◆ **What needs to be done**:
Beginning with the line that contains "Write the D3.js code for this chart.", retype the entries below exactly, ending with the line that contains "const cbTicks = [-20, -10, 0, 10, 20, 30]". Leave out any pictures.

◆ **Dataset rows**:
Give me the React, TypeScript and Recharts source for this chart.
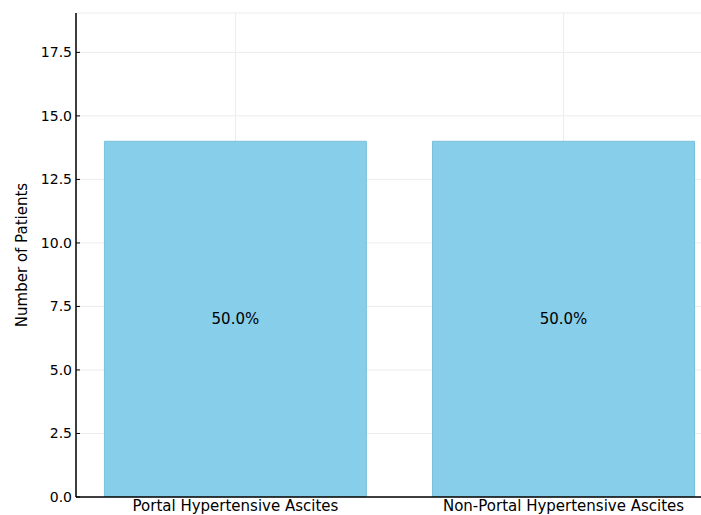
import React from "react";
import { BarChart, Bar, XAxis, YAxis, CartesianGrid, LabelList } from "recharts";

const categories = ["Portal Hypertensive Ascites", "Non-Portal Hypertensive Ascites"];
const patientCounts = [14, 14];
const percentLabels = ["50.0%", "50.0%"];
const yTicks = [0, 2.5, 5, 7.5, 10, 12.5, 15, 17.5];
const xTicks = [0, 1];

const data = categories.map((c, i) => ({
  x: i,
  name: c,
  count: patientCounts[i],
  pct: percentLabels[i],
}));

const FONT = "DejaVu Sans, sans-serif";

export default function App() {
  return (
    <div style={{ position: "absolute", left: 0, top: 0, width: 701, height: 515, overflow: "hidden", background: "#fff" }}>
      <BarChart
        width={723}
        height={515}
        data={data}
        margin={{ top: 13, right: 0, bottom: 0, left: 16 }}
        barSize={262}
      >
        <CartesianGrid stroke="#ececec" strokeWidth={1} />
        <XAxis
          dataKey="x"
          type="number"
          domain={[-0.486, 1.486]}
          ticks={xTicks}
          tickFormatter={(v: number) => categories[v] ?? ""}
          height={18}
          tickSize={0}
          tickMargin={3}
          axisLine={{ stroke: "#000", strokeWidth: 1.5 }}
          tick={{ fill: "#000", fontSize: 15, fontFamily: FONT }}
          allowDataOverflow
        />
        <YAxis
          type="number"
          domain={[0, 19.05]}
          ticks={yTicks}
          tickFormatter={(v: number) => v.toFixed(1)}
          width={60}
          tickSize={-4}
          tickMargin={8}
          axisLine={{ stroke: "#000", strokeWidth: 1.5 }}
          tickLine={{ stroke: "#000" }}
          tick={{ fill: "#000", fontSize: 14, fontFamily: FONT }}
          allowDataOverflow
          label={{
            value: "Number of Patients",
            angle: -90,
            position: "insideLeft",
            offset: 6,
            style: { textAnchor: "middle", fill: "#000", fontSize: 15, fontFamily: FONT },
          }}
        />
        <Bar dataKey="count" fill="#87CEEB" stroke="#7cc0da" strokeWidth={1} isAnimationActive={false}>
          <LabelList
            dataKey="pct"
            position="center"
            style={{ fill: "#000", fontSize: 15, fontFamily: FONT }}
          />
        </Bar>
      </BarChart>
    </div>
  );
}
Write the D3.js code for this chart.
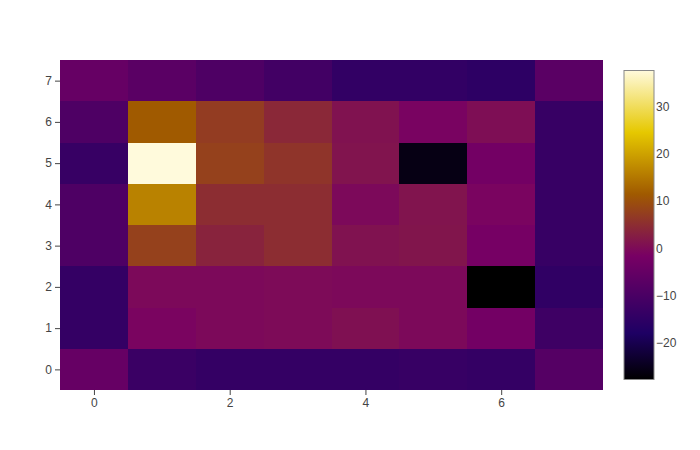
<!DOCTYPE html>
<html lang="en">
  <head>
    <meta charset="UTF-8" />
    <title>Heatmap</title>
    <style>
      body { margin: 0; background: #fff; }
      text { font-family: "Liberation Sans", Arial, sans-serif; font-size: 12px; fill: #444; }
    </style>
  </head>
  <body>
    <script src="https://d3js.org/d3.v7.min.js"></script>
    <script>
      const width = 700
      const height = 450

      // columns (x) and rows (y)
      const xCats = [0, 1, 2, 3, 4, 5, 6, 7]
      const yCats = [0, 1, 2, 3, 4, 5, 6, 7]
      // z[row][col], row 0 at the bottom
      const z = [
        [-4.9, -12.8, -13.9, -13.9, -13.9, -13.4, -13.9, -7.9],
        [-13.9, -1.0, -0.3, 0.0, 0.8, -0.3, -2.5, -12.1],
        [-13.9, -0.3, -0.3, 0.0, -0.3, -0.3, -27.7, -14.6],
        [-9.2, 7.8, 3.5, 5.0, 1.0, 1.5, -2.0, -13.4],
        [-9.2, 16.2, 5.0, 5.0, -0.3, 1.3, -1.0, -13.4],
        [-13.4, 37.6, 7.8, 6.0, 1.3, -25.7, -2.5, -13.4],
        [-9.2, 11.5, 7.1, 4.2, 1.0, -1.2, 0.4, -13.4],
        [-4.9, -7.0, -9.2, -11.4, -14.3, -14.3, -15.2, -7.0]
      ]
      const xTicks = [0, 2, 4, 6]
      const yTicks = [0, 1, 2, 3, 4, 5, 6, 7]
      const cbTicks = [-20, -10, 0, 10, 20, 30]

      // Electric colorscale
      const stops = [0, 0.15, 0.4, 0.6, 0.8, 1]
      const stopColors = ["rgb(0,0,0)", "rgb(30,0,100)", "rgb(120,0,100)", "rgb(160,90,0)", "rgb(230,200,0)", "rgb(255,250,220)"]

      const cells = []
      z.forEach((row, j) => row.forEach((v, i) => cells.push({ x: xCats[i], y: yCats[j], v })))
      const zmin = d3.min(cells, d => d.v)
      const zmax = d3.max(cells, d => d.v)

      const color = d3.scaleLinear()
        .domain(stops.map(s => zmin + s * (zmax - zmin)))
        .range(stopColors)
        .interpolate(d3.interpolateRgb)

      const svg = d3.select("body").append("svg")
        .attr("width", width)
        .attr("height", height)

      const x = d3.scaleLinear().domain([-0.5, 7.5]).range([60, 603])
      const y = d3.scaleLinear().domain([-0.5, 7.5]).range([390, 60])

      svg.append("g")
        .attr("shape-rendering", "crispEdges")
        .selectAll("rect")
        .data(cells)
        .enter()
        .append("rect")
        .attr("x", d => Math.round(x(d.x - 0.5)))
        .attr("y", d => Math.round(y(d.y + 0.5)))
        .attr("width", d => Math.round(x(d.x + 0.5)) - Math.round(x(d.x - 0.5)))
        .attr("height", d => Math.round(y(d.y - 0.5)) - Math.round(y(d.y + 0.5)))
        .attr("fill", d => color(d.v))

      const fmt = d => String(d).replace("-", "\u2212")

      const xAxis = svg.append("g")
        .attr("transform", "translate(0,390)")
        .call(d3.axisBottom(x).tickValues(xTicks).tickSize(5).tickPadding(3).tickFormat(fmt))
      const yAxis = svg.append("g")
        .attr("transform", "translate(60,0)")
        .call(d3.axisLeft(y).tickValues(yTicks).tickSize(5).tickPadding(3).tickFormat(fmt))
      ;[xAxis, yAxis].forEach(a => {
        a.select(".domain").remove()
        a.selectAll(".tick line").attr("stroke", "#444")
        a.selectAll("text").attr("font-family", null).attr("font-size", null).attr("fill", null)
      })

      // colorbar
      const cbX = 624, cbW = 30, cbTop = 70.5, cbBot = 379.5
      const cb = d3.scaleLinear().domain([zmin, zmax]).range([cbBot, cbTop])
      const grad = svg.append("defs").append("linearGradient")
        .attr("id", "cbgrad")
        .attr("x1", 0).attr("y1", 1).attr("x2", 0).attr("y2", 0)
      grad.selectAll("stop")
        .data(stops)
        .enter()
        .append("stop")
        .attr("offset", d => d)
        .attr("stop-color", (d, i) => stopColors[i])
      svg.append("rect")
        .attr("x", cbX).attr("y", cbTop)
        .attr("width", cbW).attr("height", cbBot - cbTop)
        .attr("fill", "url(#cbgrad)")
        .attr("stroke", "#888")
        .attr("stroke-width", 1)

      const cbAxis = svg.append("g")
        .attr("transform", `translate(${cbX + cbW},0)`)
        .call(d3.axisRight(cb).tickValues(cbTicks).tickSize(0).tickPadding(2).tickFormat(fmt))
      cbAxis.select(".domain").remove()
      cbAxis.selectAll("text").attr("font-family", null).attr("font-size", null).attr("fill", null)
    </script>
  </body>
</html>
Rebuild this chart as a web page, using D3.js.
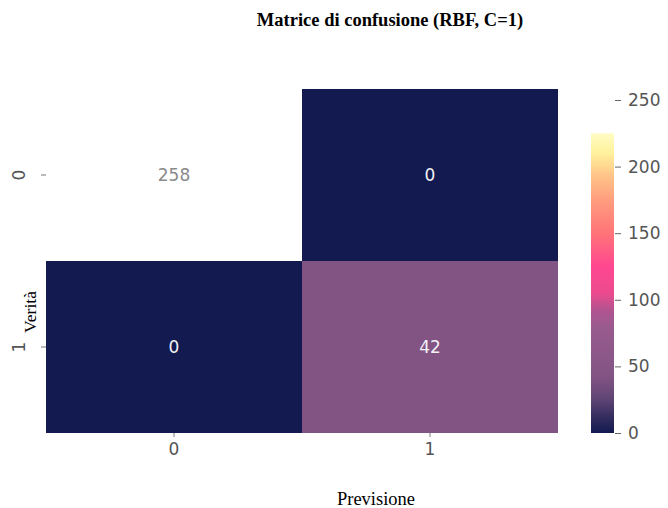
<!DOCTYPE html>
<html>
<head>
<meta charset="utf-8">
<script src="https://cdn.jsdelivr.net/npm/d3@7"></script>
<style>
  html, body { margin: 0; padding: 0; background: #fff; }
  svg { display: block; }
</style>
</head>
<body>
<svg id="chart" width="668" height="508"></svg>
<script>
// Confusion matrix for the RBF SVM (C = 1)
const truthLabels = ["0", "1"];
const predLabels = ["0", "1"];
const counts = [
  [258, 0],
  [0, 42]
];
const colorbarTicks = [0, 50, 100, 150, 200, 250];
const colorbarMax = 225;

// Colour ramp: dark navy through purple and pink to pale yellow, white at the top count
const rampStops = [0, 12, 25, 42, 60, 80, 92, 105, 125, 150, 175, 195, 210, 225, 258];
const rampColors = ["#121a50", "#342c5e", "#5e4474", "#825484", "#8c5889", "#9a5a8e", "#b05490", "#ec4a8e",
                    "#ff4790", "#ff7478", "#ff9d7e", "#ffc88a", "#fff19c", "#fffcc4", "#ffffff"];
const color = d3.scaleLinear().domain(rampStops).range(rampColors).clamp(true);

const svg = d3.select("#chart");
const font = "'DejaVu Sans', sans-serif";
const serif = "'Liberation Serif', 'Times New Roman', serif";

const x = d3.scaleBand().domain(predLabels).range([46, 558]);
const y = d3.scaleBand().domain(truthLabels).range([89, 433]);

// Title
svg.append("text")
  .attr("x", 390).attr("y", 26)
  .attr("text-anchor", "middle")
  .attr("font-family", serif).attr("font-weight", "bold").attr("font-size", 18.5)
  .attr("fill", "#000")
  .text("Matrice di confusione (RBF, C=1)");

// Cells
const cells = [];
truthLabels.forEach((t, i) => predLabels.forEach((p, j) => cells.push({ t, p, v: counts[i][j] })));

svg.append("g").selectAll("rect").data(cells).join("rect")
  .attr("x", d => x(d.p)).attr("y", d => y(d.t))
  .attr("width", x.bandwidth()).attr("height", y.bandwidth())
  .attr("fill", d => color(d.v));

// Cell annotations
svg.append("g").selectAll("text").data(cells).join("text")
  .attr("x", d => x(d.p) + x.bandwidth() / 2)
  .attr("y", d => y(d.t) + y.bandwidth() / 2)
  .attr("dy", "0.35em")
  .attr("text-anchor", "middle")
  .attr("font-family", font).attr("font-size", 17)
  .attr("fill", d => d.v > 200 ? "#8a8a8a" : "#f2f0f4")
  .text(d => d.v);

// X axis
const xAxis = svg.append("g").attr("transform", "translate(0,433)")
  .call(d3.axisBottom(x).tickSize(4).tickPadding(6));
xAxis.select(".domain").remove();
xAxis.selectAll("line").attr("stroke", "#777");
xAxis.selectAll("text").attr("font-family", font).attr("font-size", 17).attr("fill", "#555");

// Y axis with rotated tick labels
const yAxis = svg.append("g").attr("transform", "translate(46,0)")
  .call(d3.axisLeft(y).tickSize(5).tickPadding(0));
yAxis.select(".domain").remove();
yAxis.selectAll("line").attr("stroke", "#777");
yAxis.selectAll("text")
  .attr("font-family", font).attr("font-size", 17).attr("fill", "#555")
  .attr("text-anchor", "middle").attr("dy", null)
  .attr("transform", "translate(-27,0) rotate(-90)")
  .attr("x", 0).attr("y", 0)
  .attr("dominant-baseline", "central");

// Axis titles
svg.append("text")
  .attr("x", 376).attr("y", 505)
  .attr("text-anchor", "middle")
  .attr("font-family", serif).attr("font-size", 18.5).attr("fill", "#000")
  .text("Previsione");

svg.append("text")
  .attr("transform", "translate(36,312) rotate(-90)")
  .attr("text-anchor", "middle")
  .attr("font-family", serif).attr("font-size", 17.5).attr("fill", "#000")
  .text("Verità");

// Colour bar
const cb = d3.scaleLinear().domain([0, 250]).range([433, 100]);
const defs = svg.append("defs");
const grad = defs.append("linearGradient").attr("id", "cbgrad")
  .attr("x1", 0).attr("y1", 1).attr("x2", 0).attr("y2", 0);
d3.range(0, colorbarMax + 1, 5).forEach(v => {
  grad.append("stop").attr("offset", v / colorbarMax).attr("stop-color", color(v));
});
svg.append("rect")
  .attr("x", 591).attr("y", cb(colorbarMax))
  .attr("width", 23).attr("height", cb(0) - cb(colorbarMax))
  .attr("fill", "url(#cbgrad)");

const cAxis = svg.append("g").attr("transform", "translate(614,0)")
  .call(d3.axisRight(cb).tickValues(colorbarTicks).tickSize(6).tickPadding(8));
cAxis.select(".domain").remove();
cAxis.selectAll("line").attr("stroke", "#666").attr("transform", "translate(1,0)");
cAxis.selectAll("text").attr("font-family", font).attr("font-size", 17).attr("fill", "#555");
</script>
</body>
</html>
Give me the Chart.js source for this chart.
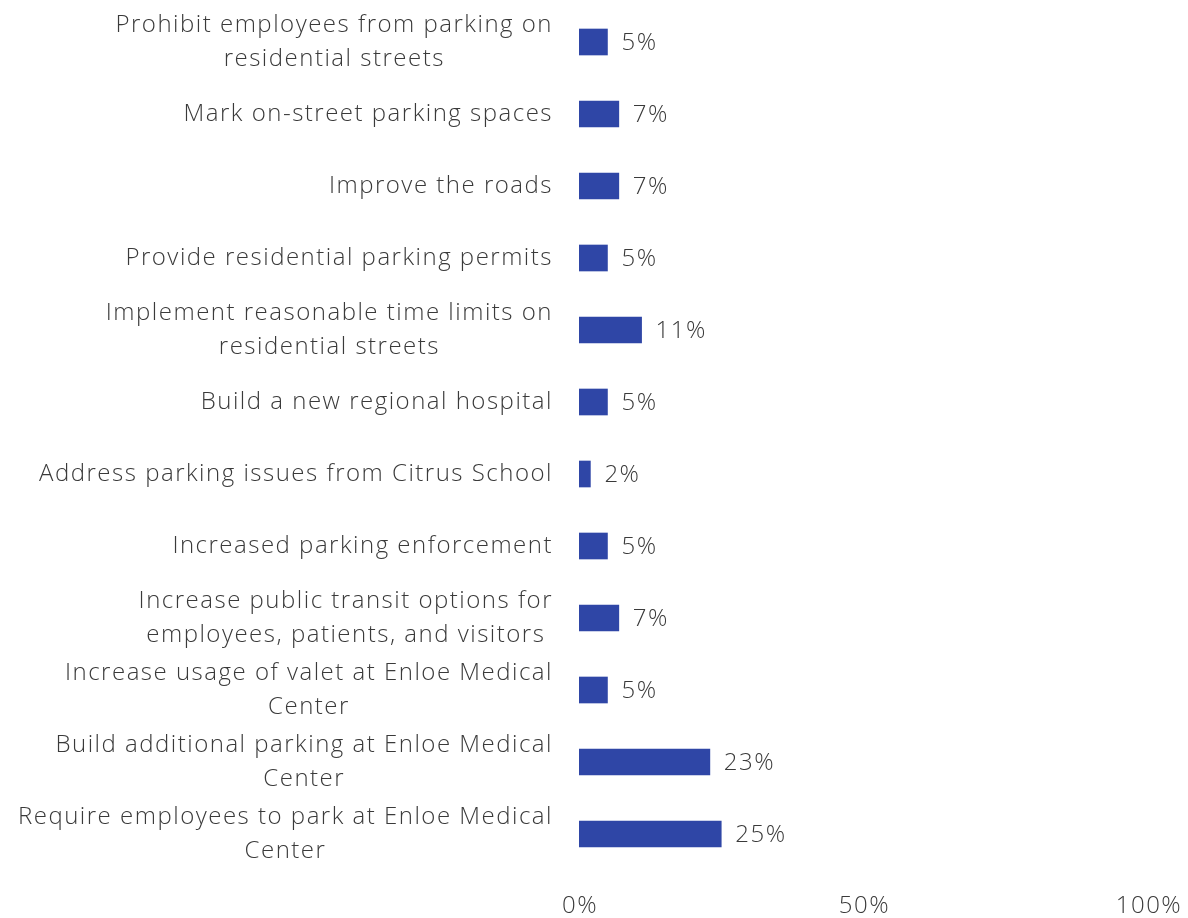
<!DOCTYPE html>
<html>
<head>
<meta charset="utf-8">
<script src="https://cdn.jsdelivr.net/npm/chart.js@4/dist/chart.umd.min.js"></script>
<style>
  html, body { margin: 0; padding: 0; background: #fff; }
  #wrap { width: 1188px; height: 918px; }
</style>
</head>
<body>
<div id="wrap"><canvas id="barChart"></canvas></div>
<script>
// survey answers, top to bottom
var answers = [
    ['Prohibit employees from parking on', 'residential streets'],
    ['Mark on-street parking spaces'],
    ['Improve the roads'],
    ['Provide residential parking permits'],
    ['Implement reasonable time limits on', 'residential streets'],
    ['Build a new regional hospital'],
    ['Address parking issues from Citrus School'],
    ['Increased parking enforcement'],
    ['Increase public transit options for', 'employees, patients, and visitors'],
    ['Increase usage of valet at Enloe Medical', 'Center'],
    ['Build additional parking at Enloe Medical', 'Center'],
    ['Require employees to park at Enloe Medical', 'Center']
];
var shares = [5, 7, 7, 5, 11, 5, 2, 5, 7, 5, 23, 25];
var xTicks = [0, 50, 100];

var textColor = '#3a3a3a';
var fontFamily = '"Open Sans", sans-serif';
var font = '300 24px ' + fontFamily;
var spacing = '1.5px';

// answer text left of the axis: lines centred on each other, block right aligned
var answerLabels = {
    id: 'answerLabels',
    afterDraw: function(chart) {
        var ctx = chart.ctx;
        var yScale = chart.scales.y;
        var right = chart.chartArea.left - 26;
        ctx.save();
        ctx.font = font;
        ctx.letterSpacing = spacing;
        ctx.fillStyle = textColor;
        ctx.textAlign = 'center';
        ctx.textBaseline = 'middle';
        answers.forEach(function(lines, i) {
            var y = yScale.getPixelForTick(i);
            var w = Math.max.apply(null, lines.map(function(l) { return ctx.measureText(l).width; }));
            var top = y - (lines.length - 1) * 34 / 2;
            lines.forEach(function(l, j) {
                ctx.fillText(l, right - w / 2, top + j * 34);
            });
        });
        ctx.restore();
    }
};

// writes "N%" just right of each bar, and the x tick labels
var valueLabels = {
    id: 'valueLabels',
    afterDatasetsDraw: function(chart) {
        var ctx = chart.ctx;
        var meta = chart.getDatasetMeta(0);
        var xScale = chart.scales.x;
        ctx.save();
        ctx.font = font;
        ctx.letterSpacing = spacing;
        ctx.fillStyle = textColor;
        ctx.textAlign = 'left';
        ctx.textBaseline = 'middle';
        meta.data.forEach(function(bar, i) {
            ctx.fillText(shares[i] + '%', bar.x + 14, bar.y + 1);
        });
        ctx.textAlign = 'center';
        xTicks.forEach(function(v) {
            ctx.fillText(v + '%', xScale.getPixelForValue(v) + 1, chart.chartArea.bottom + 36);
        });
        ctx.restore();
    }
};

var node = document.getElementById('barChart');
var myChart = new Chart(node, {
    type: 'bar',
    data: {
        labels: answers.map(function(a) { return a.join(' '); }),
        datasets: [{
            data: shares,
            backgroundColor: '#2f46a6',
            borderWidth: 0,
            barThickness: 26
        }]
    },
    options: {
        indexAxis: 'y',
        responsive: true,
        maintainAspectRatio: false,
        animation: false,
        layout: { padding: { top: 6, right: 40, bottom: 0, left: 0 } },
        plugins: {
            legend: { display: false },
            tooltip: { enabled: false }
        },
        scales: {
            x: {
                min: 0,
                max: 100,
                afterFit: function(scale) { scale.height = 48; },
                grid: { display: false, drawTicks: false },
                border: { display: false },
                ticks: { display: false }
            },
            y: {
                afterFit: function(scale) { scale.width = 579; },
                grid: { display: false, drawTicks: false },
                border: { display: false },
                ticks: { display: false }
            }
        }
    },
    plugins: [valueLabels, answerLabels]
});
</script>
</body>
</html>
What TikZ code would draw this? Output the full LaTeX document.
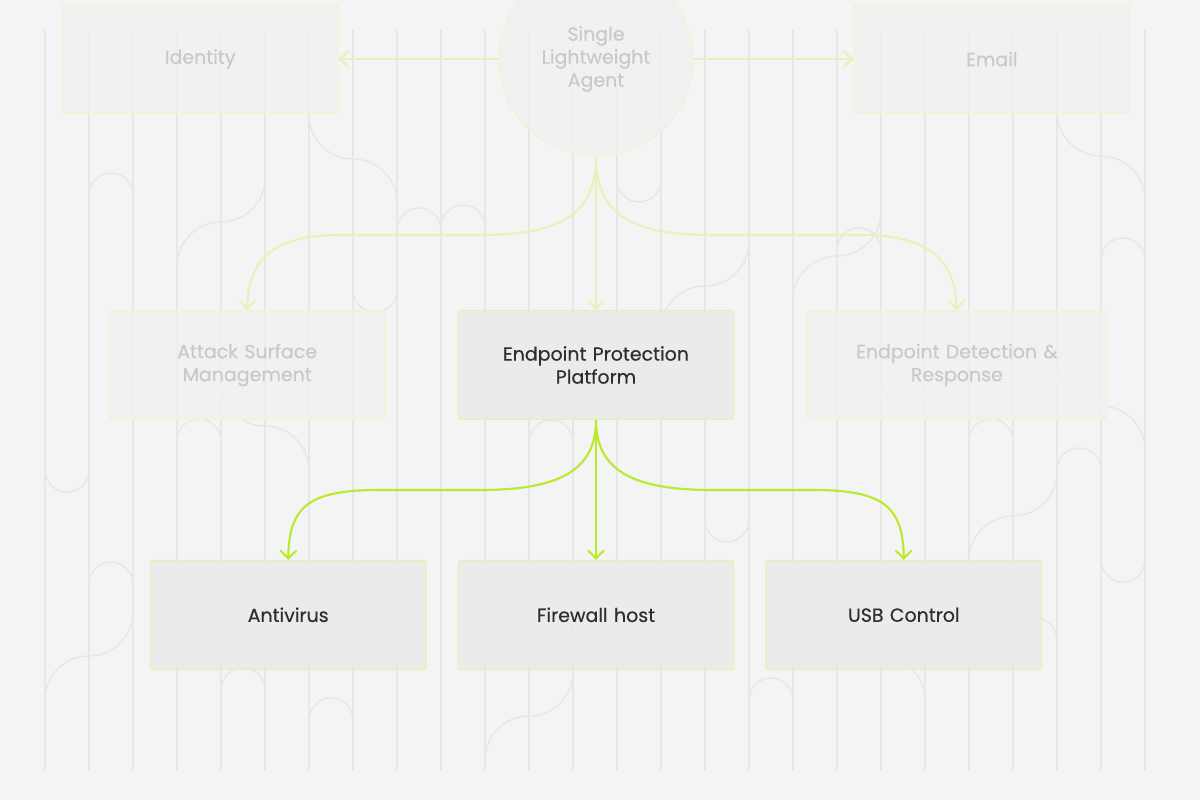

◆ **Answer**:
Write the D3.js code for this chart.
<!DOCTYPE html>
<html lang="en">
  <head>
    <meta charset="UTF-8" />
    <title>Heatmap</title>
    <style>
      body { margin: 0; background: #fff; }
      text { font-family: "Liberation Sans", Arial, sans-serif; font-size: 12px; fill: #444; }
    </style>
  </head>
  <body>
    <script src="https://d3js.org/d3.v7.min.js"></script>
    <script>
      const width = 700
      const height = 450

      // columns (x) and rows (y)
      const xCats = [0, 1, 2, 3, 4, 5, 6, 7]
      const yCats = [0, 1, 2, 3, 4, 5, 6, 7]
      // z[row][col], row 0 at the bottom
      const z = [
        [-4.9, -12.8, -13.9, -13.9, -13.9, -13.4, -13.9, -7.9],
        [-13.9, -1.0, -0.3, 0.0, 0.8, -0.3, -2.5, -12.1],
        [-13.9, -0.3, -0.3, 0.0, -0.3, -0.3, -27.7, -14.6],
        [-9.2, 7.8, 3.5, 5.0, 1.0, 1.5, -2.0, -13.4],
        [-9.2, 16.2, 5.0, 5.0, -0.3, 1.3, -1.0, -13.4],
        [-13.4, 37.6, 7.8, 6.0, 1.3, -25.7, -2.5, -13.4],
        [-9.2, 11.5, 7.1, 4.2, 1.0, -1.2, 0.4, -13.4],
        [-4.9, -7.0, -9.2, -11.4, -14.3, -14.3, -15.2, -7.0]
      ]
      const xTicks = [0, 2, 4, 6]
      const yTicks = [0, 1, 2, 3, 4, 5, 6, 7]
      const cbTicks = [-20, -10, 0, 10, 20, 30]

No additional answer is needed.